April 12, 2009 10:40 pm

By Gabe TroddLong Road

‘Yesterday marked the British blogosphere’s first big political scalp, and the day political new media in the UK came of age,’ writes Gaby Hinsliff in the Observer. Rather than any coming of age for UK political blogging – it’s crunch time for UK politics and its relationship with new social media. It’s time for the left-wing, the progressives, the young and the liberals to reclaim the UK’s political blogosphere with backbone, inclusivity, substance and vitality – this needs to happen now.

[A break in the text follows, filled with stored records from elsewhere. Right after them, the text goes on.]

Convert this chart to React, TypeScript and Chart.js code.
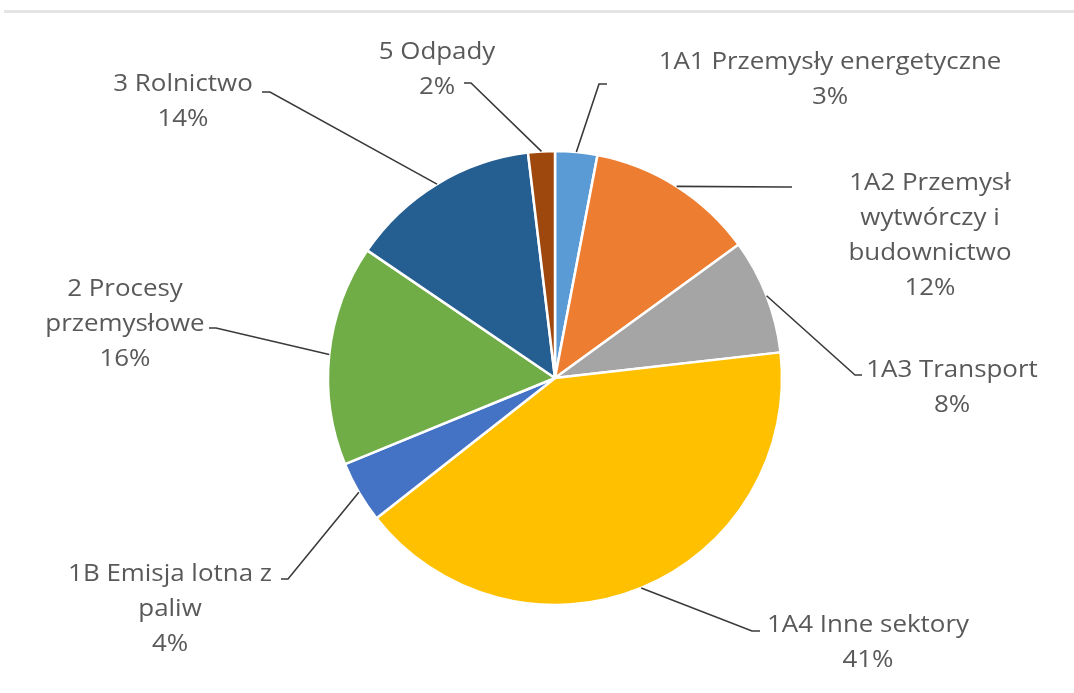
import React, { useEffect, useRef } from "react";
import { Chart, registerables } from "chart.js";

Chart.register(...registerables);

const categories: string[][] = [
  ["1A1 Przemysły energetyczne"],
  ["1A2 Przemysł", "wytwórczy i", "budownictwo"],
  ["1A3 Transport"],
  ["1A4 Inne sektory"],
  ["1B Emisja lotna z", "paliw"],
  ["2 Procesy", "przemysłowe"],
  ["3 Rolnictwo"],
  ["5 Odpady"],
];

const shares: number[] = [3.0, 12.0, 8.2, 41.2, 4.4, 15.7, 13.6, 1.9];

const colors: string[] = [
  "#5B9BD5",
  "#ED7D31",
  "#A5A5A5",
  "#FFC000",
  "#4472C4",
  "#70AD47",
  "#255E91",
  "#9E480E",
];

// label layout: text block centre x, first line centre y, leader elbow and end
const labelLayout = [
  { cx: 830, y0: 62, elbow: [599, 84], end: [607, 84] },
  { cx: 930, y0: 183, elbow: [785, 187], end: [792, 187] },
  { cx: 952, y0: 370, elbow: [855, 375], end: [862, 375] },
  { cx: 868, y0: 625, elbow: [752, 631], end: [760, 631] },
  { cx: 170, y0: 574, elbow: [288, 579], end: [281, 579] },
  { cx: 125, y0: 289, elbow: [216, 328], end: [209, 328] },
  { cx: 183, y0: 84, elbow: [270, 92], end: [262, 92] },
  { cx: 437, y0: 52, elbow: [471, 83], end: [464, 83] },
];

const FONT_FAMILY = "'Open Sans', Lato, sans-serif";
const FONT_SIZE = 24;
const LINE_GAP = 35;
const TEXT_STRETCH = 1.08;

const labelPlugin = {
  id: "pieLabels",
  afterDraw(chart: any) {
    const ctx = chart.ctx;
    const meta = chart.getDatasetMeta(0);
    ctx.save();
    meta.data.forEach((arc: any, i: number) => {
      const lay = labelLayout[i];
      const { x, y, startAngle, endAngle, outerRadius } = arc.getProps(
        ["x", "y", "startAngle", "endAngle", "outerRadius"],
        true
      );
      const mid = (startAngle + endAngle) / 2;
      const sx = x + Math.cos(mid) * outerRadius;
      const sy = y + Math.sin(mid) * outerRadius;
      ctx.strokeStyle = "#3a3a3a";
      ctx.lineWidth = 1.6;
      ctx.beginPath();
      ctx.moveTo(sx, sy);
      ctx.lineTo(lay.elbow[0], lay.elbow[1]);
      ctx.lineTo(lay.end[0], lay.end[1]);
      ctx.stroke();

      const lines = [...categories[i], Math.round(shares[i]) + "%"];
      ctx.fillStyle = "#595959";
      ctx.font = `${FONT_SIZE}px ${FONT_FAMILY}`;
      ctx.textAlign = "center";
      ctx.textBaseline = "middle";
      lines.forEach((t, k) => {
        ctx.save();
        ctx.translate(lay.cx, lay.y0 + k * LINE_GAP);
        ctx.scale(TEXT_STRETCH, 1);
        ctx.fillText(t, 0, 0);
        ctx.restore();
      });
    });
    ctx.restore();
  },
};

export default function App() {
  const ref = useRef<HTMLCanvasElement>(null);
  useEffect(() => {
    if (!ref.current) return;
    const chart = new Chart(ref.current, {
      type: "pie",
      data: {
        labels: categories.map((c) => c.join(" ")),
        datasets: [
          {
            data: shares,
            backgroundColor: colors,
            borderColor: "#ffffff",
            borderWidth: 2.5,
            radius: 227,
          } as any,
        ],
      },
      options: {
        animation: false,
        responsive: true,
        maintainAspectRatio: false,
        layout: { padding: { left: 36, right: 0, top: 63, bottom: 0 } },
        plugins: {
          legend: { display: false },
          tooltip: { enabled: false },
        },
      },
      plugins: [labelPlugin],
    });
    return () => chart.destroy();
  }, []);

  return (
    <div
      style={{
        position: "fixed",
        left: 0,
        top: 0,
        width: 1074,
        height: 693,
        background: "#ffffff",
      }}
    >
      <div
        style={{
          position: "absolute",
          left: 4,
          top: 10,
          width: 1070,
          height: 3,
          background: "#e4e4e4",
        }}
      />
      <canvas ref={ref} style={{ width: 1074, height: 693 }} />
    </div>
  );
}
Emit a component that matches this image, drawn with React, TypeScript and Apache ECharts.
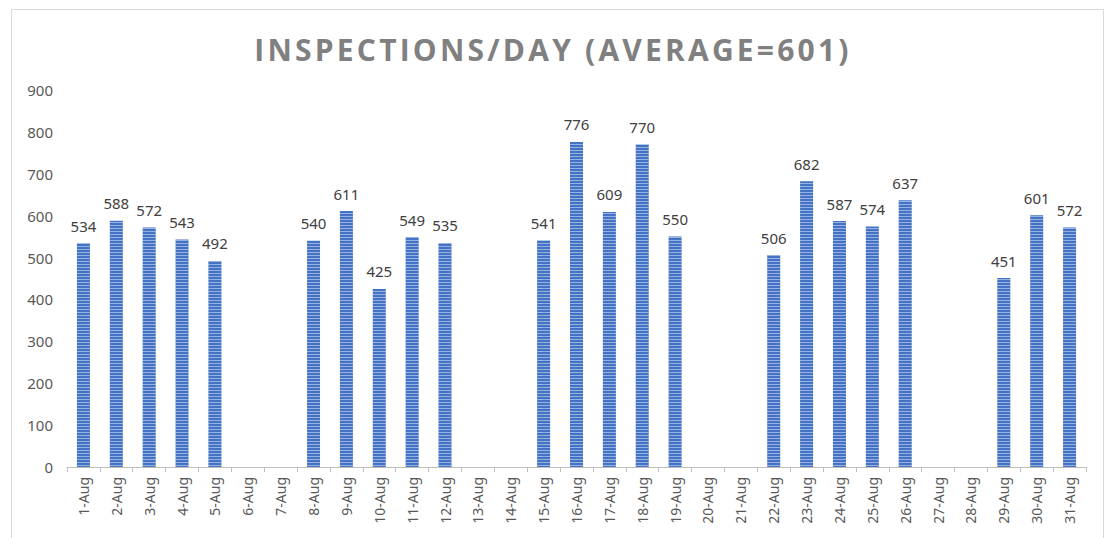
import React, { useEffect, useRef } from "react";
import * as echarts from "echarts";

const categories = Array.from({ length: 31 }, (_, i) => `${i + 1}-Aug`);
const inspections: (number | null)[] = [
  534, 588, 572, 543, 492, null, null, 540, 611, 425, 549, 535, null, null,
  541, 776, 609, 770, 550, null, null, 506, 682, 587, 574, 637, null, null,
  451, 601, 572,
];
const yTicks = { min: 0, max: 900, interval: 100 };
const titleText = "INSPECTIONS/DAY (AVERAGE=601)";

export default function App() {
  const ref = useRef<HTMLDivElement>(null);
  useEffect(() => {
    const chart = echarts.init(ref.current!, null, { renderer: "svg" });
    chart.setOption({
      animation: false,
      backgroundColor: "#ffffff",
      title: {
        text: titleText,
        left: "center",
        top: 29,
        textStyle: {
          fontFamily: "Open Sans",
          fontWeight: "bold",
          fontSize: 30,
          color: "#808080",
        },
      },
      graphic: [
        {
          type: "rect",
          shape: { x: 11.5, y: 9.5, width: 1092, height: 540 },
          style: { fill: "none", stroke: "#d9d9d9", lineWidth: 1 },
          silent: true,
        },
      ],
      grid: { left: 67, right: 20, top: 90, bottom: 71 },
      xAxis: {
        type: "category",
        data: categories,
        axisLine: { lineStyle: { color: "#bfbfbf" } },
        axisTick: { show: true, length: 5, lineStyle: { color: "#bfbfbf" } },
        axisLabel: {
          rotate: 90,
          color: "#595959",
          fontFamily: "Noto Sans",
          fontSize: 14,
          interval: 0,
          margin: 10,
        },
      },
      yAxis: {
        type: "value",
        min: yTicks.min,
        max: yTicks.max,
        interval: yTicks.interval,
        splitLine: { show: false },
        axisLine: { show: false },
        axisTick: { show: false },
        axisLabel: {
          color: "#595959",
          fontFamily: "Noto Sans",
          fontSize: 15,
          margin: 14,
        },
      },
      series: [
        {
          type: "bar",
          data: inspections,
          barWidth: 13,
          itemStyle: {
            color: "#4472c4",
            decal: {
              symbol: "rect",
              symbolSize: 1,
              dashArrayX: [1, 0],
              dashArrayY: [1, 2],
              rotation: 0,
              color: "rgba(255,255,255,0.45)",
            },
          },
          label: {
            show: true,
            position: "top",
            distance: 10,
            color: "#404040",
            fontFamily: "Noto Sans",
            fontSize: 15,
          },
        },
      ],
    });
    return () => chart.dispose();
  }, []);
  return (
    <>
      <style>{`#chart-box text[style*="bold"], #chart-box text[font-weight="bold"] { letter-spacing: 3.2px; }`}</style>
      <div
        id="chart-box"
        ref={ref}
        style={{ position: "fixed", left: 0, top: 0, width: 1106, height: 538 }}
      />
    </>
  );
}
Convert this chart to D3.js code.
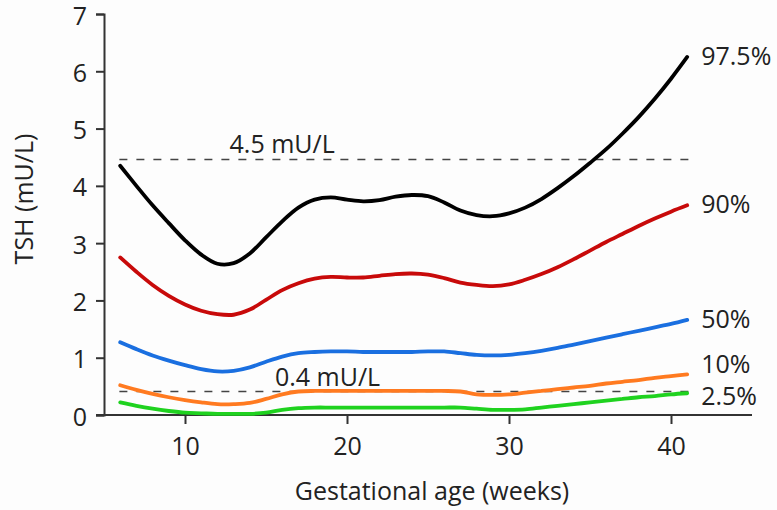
<!DOCTYPE html>
<html>
<head>
<meta charset="utf-8">
<script src="https://cdn.jsdelivr.net/npm/d3@7"></script>
<style>
  html, body { margin: 0; padding: 0; background: #fdfdfd; }
  svg { display: block; }
  text { font-family: "Open Sans", sans-serif; fill: #222; }
</style>
</head>
<body>
<svg id="chart" width="777" height="510"></svg>
<script>
// ---- Data ----
const weeks = [6,7,8,9,10,11,12,13,14,15,16,17,18,19,20,21,22,23,24,25,26,27,28,29,30,31,32,33,34,35,36,37,38,39,40,41];
const p975 = [4.35,4.0,3.66,3.35,3.05,2.8,2.64,2.65,2.82,3.1,3.38,3.62,3.76,3.8,3.76,3.73,3.75,3.81,3.84,3.82,3.71,3.57,3.49,3.47,3.52,3.62,3.77,3.96,4.17,4.4,4.64,4.91,5.2,5.52,5.87,6.25];
const p90  = [2.75,2.5,2.27,2.08,1.93,1.82,1.76,1.75,1.84,2.01,2.18,2.3,2.38,2.41,2.4,2.4,2.43,2.46,2.47,2.45,2.39,2.31,2.27,2.25,2.28,2.36,2.46,2.58,2.72,2.87,3.02,3.16,3.3,3.43,3.55,3.66];
const p50  = [1.27,1.15,1.04,0.95,0.87,0.8,0.76,0.77,0.83,0.93,1.02,1.08,1.1,1.11,1.11,1.1,1.1,1.1,1.1,1.11,1.11,1.08,1.05,1.04,1.05,1.08,1.12,1.17,1.23,1.29,1.35,1.41,1.47,1.53,1.59,1.66];
const p10  = [0.52,0.44,0.37,0.31,0.26,0.22,0.19,0.19,0.21,0.28,0.36,0.41,0.42,0.42,0.42,0.42,0.42,0.42,0.42,0.42,0.42,0.41,0.36,0.35,0.36,0.39,0.42,0.45,0.48,0.51,0.55,0.58,0.61,0.65,0.68,0.71];
const p25  = [0.22,0.16,0.11,0.07,0.04,0.03,0.02,0.02,0.02,0.04,0.09,0.12,0.13,0.13,0.13,0.13,0.13,0.13,0.13,0.13,0.13,0.13,0.11,0.09,0.09,0.1,0.13,0.16,0.19,0.22,0.25,0.28,0.31,0.33,0.36,0.38];
const seriesNames = ["97.5%","90%","50%","10%","2.5%"];
const seriesColors = ["#000000","#c80a0a","#1a6fe0","#ff7a20","#1fd21f"];
const seriesValues = [p975, p90, p50, p10, p25];
const xTicks = [10,20,30,40];
const yTicks = [0,1,2,3,4,5,6,7];
const refValues = [4.46, 0.41];
const refLabels = ["4.5 mU/L", "0.4 mU/L"];
const refLabelX = [16.0, 18.8];
const xLabel = "Gestational age (weeks)";
const yLabel = "TSH (mU/L)";

// ---- Layout ----
const FS = "25px";
const svg = d3.select("#chart");
const x = d3.scaleLinear().domain([5, 45]).range([104, 752]);
const y = d3.scaleLinear().domain([0, 7]).range([415, 14]);
const axisColor = "#333";

// Y axis
const yAxis = svg.append("g").attr("transform", "translate(104,0)")
  .call(d3.axisLeft(y).tickValues(yTicks).tickSize(8).tickPadding(9).tickFormat(d3.format("d")));
// X axis
const xAxis = svg.append("g").attr("transform", "translate(0,415)")
  .call(d3.axisBottom(x).tickValues(xTicks).tickSize(9).tickPadding(13).tickFormat(d3.format("d")));
[yAxis, xAxis].forEach(g => {
  g.select(".domain").attr("stroke", axisColor).attr("stroke-width", 2);
  g.selectAll(".tick line").attr("stroke", axisColor).attr("stroke-width", 2);
  g.selectAll(".tick text").attr("fill", "#222").style("font-size", FS).style("font-family", '"Open Sans", sans-serif');
});
yAxis.selectAll(".tick text").attr("dy", "0.4em");
xAxis.select(".domain").attr("d", `M${x(5)-8},0H${x(45)}`);

// Reference dashed lines
const refDy = [-7, -6];
refValues.forEach((v, i) => {
  svg.append("line")
    .attr("x1", x(5.95)).attr("x2", x(41.3))
    .attr("y1", y(v)).attr("y2", y(v))
    .attr("stroke", "#444").attr("stroke-width", 1.6)
    .attr("stroke-dasharray", "8,9");
  svg.append("text")
    .attr("x", x(refLabelX[i])).attr("y", y(v) + refDy[i])
    .attr("text-anchor", "middle")
    .style("font-size", FS)
    .text(refLabels[i]);
});

// Curves
const line = d3.line().x((d, i) => x(weeks[i])).y(d => y(d)).curve(d3.curveCatmullRom.alpha(0.5));
seriesValues.forEach((vals, i) => {
  svg.append("path")
    .datum(vals)
    .attr("d", line)
    .attr("fill", "none")
    .attr("stroke", seriesColors[i])
    .attr("stroke-width", 3.8)
    .attr("stroke-linecap", "round");
});

// End labels
const labelDy = [8, 8, 8, -1, 12];
seriesValues.forEach((vals, i) => {
  svg.append("text")
    .attr("x", x(weeks[weeks.length - 1]) + 14)
    .attr("y", y(vals[vals.length - 1]) + labelDy[i])
    .style("font-size", FS)
    .text(seriesNames[i]);
});

// Axis titles
svg.append("text")
  .attr("x", 432).attr("y", 500)
  .attr("text-anchor", "middle")
  .style("font-size", FS)
  .text(xLabel);
svg.append("text")
  .attr("transform", "translate(33,199) rotate(-90)")
  .attr("text-anchor", "middle")
  .style("font-size", FS)
  .text(yLabel);
</script>
</body>
</html>
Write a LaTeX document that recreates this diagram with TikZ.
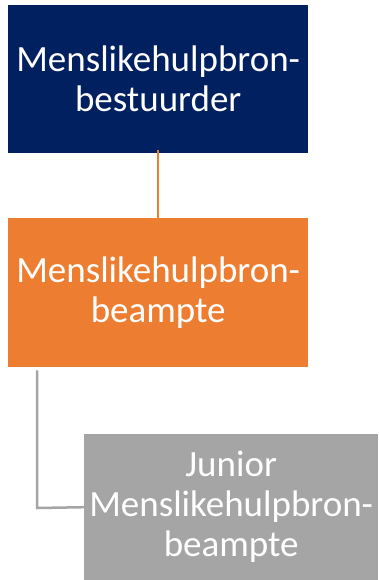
\documentclass[tikz,border=0pt]{standalone}
\usepackage{fontspec}
\setmainfont{Carlito}
\definecolor{navy}{HTML}{002060}
\definecolor{accent}{HTML}{ED7D31}
\definecolor{muted}{HTML}{A5A5A5}
\begin{document}
\begin{tikzpicture}[x=1pt,y=-1pt,
  card/.style={anchor=north west, inner sep=0pt, text=white, align=center,
    font=\fontsize{37}{40}\selectfont},
  link/.style={line width=2.5pt}]
\useasboundingbox (0,0) rectangle (378,580);
% top position
\node[card, fill=navy, minimum width=300pt, minimum height=148pt] (head) at (8,5)
  {Menslikehulpbron-\\bestuurder};
% middle position
\node[card, fill=accent, minimum width=300pt, minimum height=149pt] (officer) at (8,218)
  {Menslikehulpbron-\\beampte};
% junior position
\node[card, fill=muted, minimum width=294pt, minimum height=146pt] (junior) at (84,434)
  {Junior\\Menslikehulpbron-\\beampte};
\coordinate (bend) at (37,508);
% connectors
\draw[link, accent] ([yshift=3pt]head.south) -- ([yshift=-1pt]officer.north);
\draw[link, muted] (officer.south west -| bend) ++(0,3) -- (bend) -- (junior.west);
\end{tikzpicture}
\end{document}
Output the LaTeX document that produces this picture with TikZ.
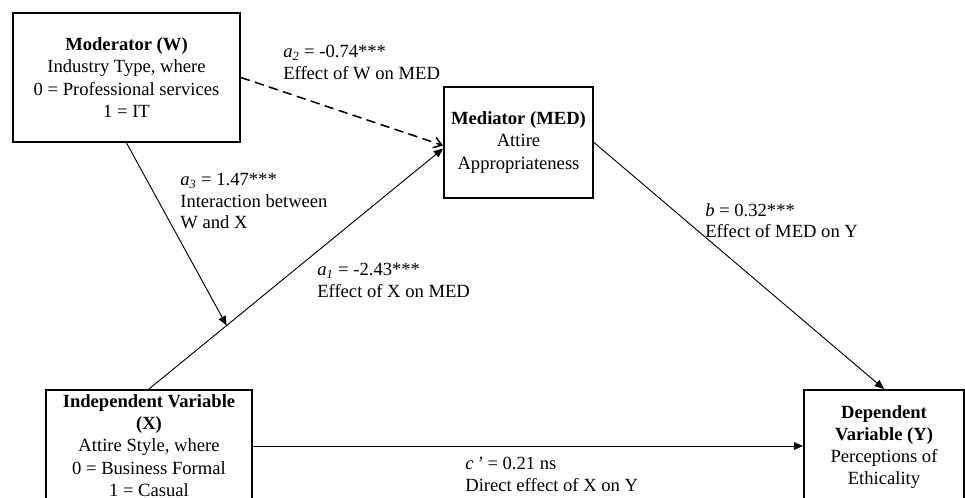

Without question, the USA deserves to bask in the success and implications of Obama’s grassroots, bottom-up campaigning – Obama and Blue State Digital have embraced the network potential of Web 2.0 with achingly fasionable messages of inclusivity, accessibility and hope (read the Change We Need: What Britain Can Learn from Obama’s Victory by the Fabians). The Huffington Post, meanwhile, is a trailblazer for modern investigative journalism and the direction of new social media.

But the UK isn’t learning and much of the current political blogging is a red herring. It’s obscene and bewildering that the most notable aspects of the UK’s current political blogosphere/online campaigning are to community cohesion and grassroots campaigning, what the early auditions of the X Factor are to virtuosity in the UK’s music industry: puerile, calamitous and self-glorifying exhibitions of desperation and immaturity. Scoffing, pinstriped city boys to the UK’s economic green shoots of recovery. Jim Davidson to cultural diversity. Richard Barnbook AM to London’s status as the coolest city on the planet. At best, these web spaces are gossipy, illegitimate political off-shoots of the Daily Mirror’s 3AM – at worst, they’re unregulated online bullying, slowly worming their way into mainstream consciousness. There is a danger that a new generation of potential British political activists who are engaged with the power of Web 2.0, will be carelessly batted away. Alistair Campbell gets it… the UK can and will do much better.

I’d like you to know this: I am the founder of the Stand Up Tall Project – a new, progressive, youth-driven, voluntary political initiative, which seeks out discussion, understanding and action on crime, its underlying causes and its coverage. The project will aim to: bridge the gulfs between Westminster, the media, local communities and everyday life in the UK – these divides are increasingly significant; engage those people disenfranchised with the UK’s action on crime and youth; generate open and accessible discussion; create union and consensus amongst disjointed groups; push forward new voices and, in the end, reach uncharted waters on issues around crime, youth and politics.

More generally, this project will look to shake off the unpleasant undertones and connotations of being a British online political entity. Partly, we will look to do this with a range of great contributors including a number of Ministers, high-profile MPs, NGOs and musicians (Ashley Walters aka Asher D of So Solid Crew, for example). But this project will also be driven by accessible discussions and honest reflection on what it means to be British today – Guido Fawkes et al have no relevance or significance to everyday life in the UK and what’s going on in British communities in 2009. This reflects the change we need.

The UK’s political left needs to launch a relentless rebuttal operation within the blogosphere against the opportunism of many of the most high-profile blogs. The UK’s grassroots need to be tapped into, the strength of British communities needs to be harnessed and those people concerned with equality, justice and inclusivity need to unite now more than ever to shape the narrative. If there are cycles of change in politics, there is space now for a new era in online British campaigning.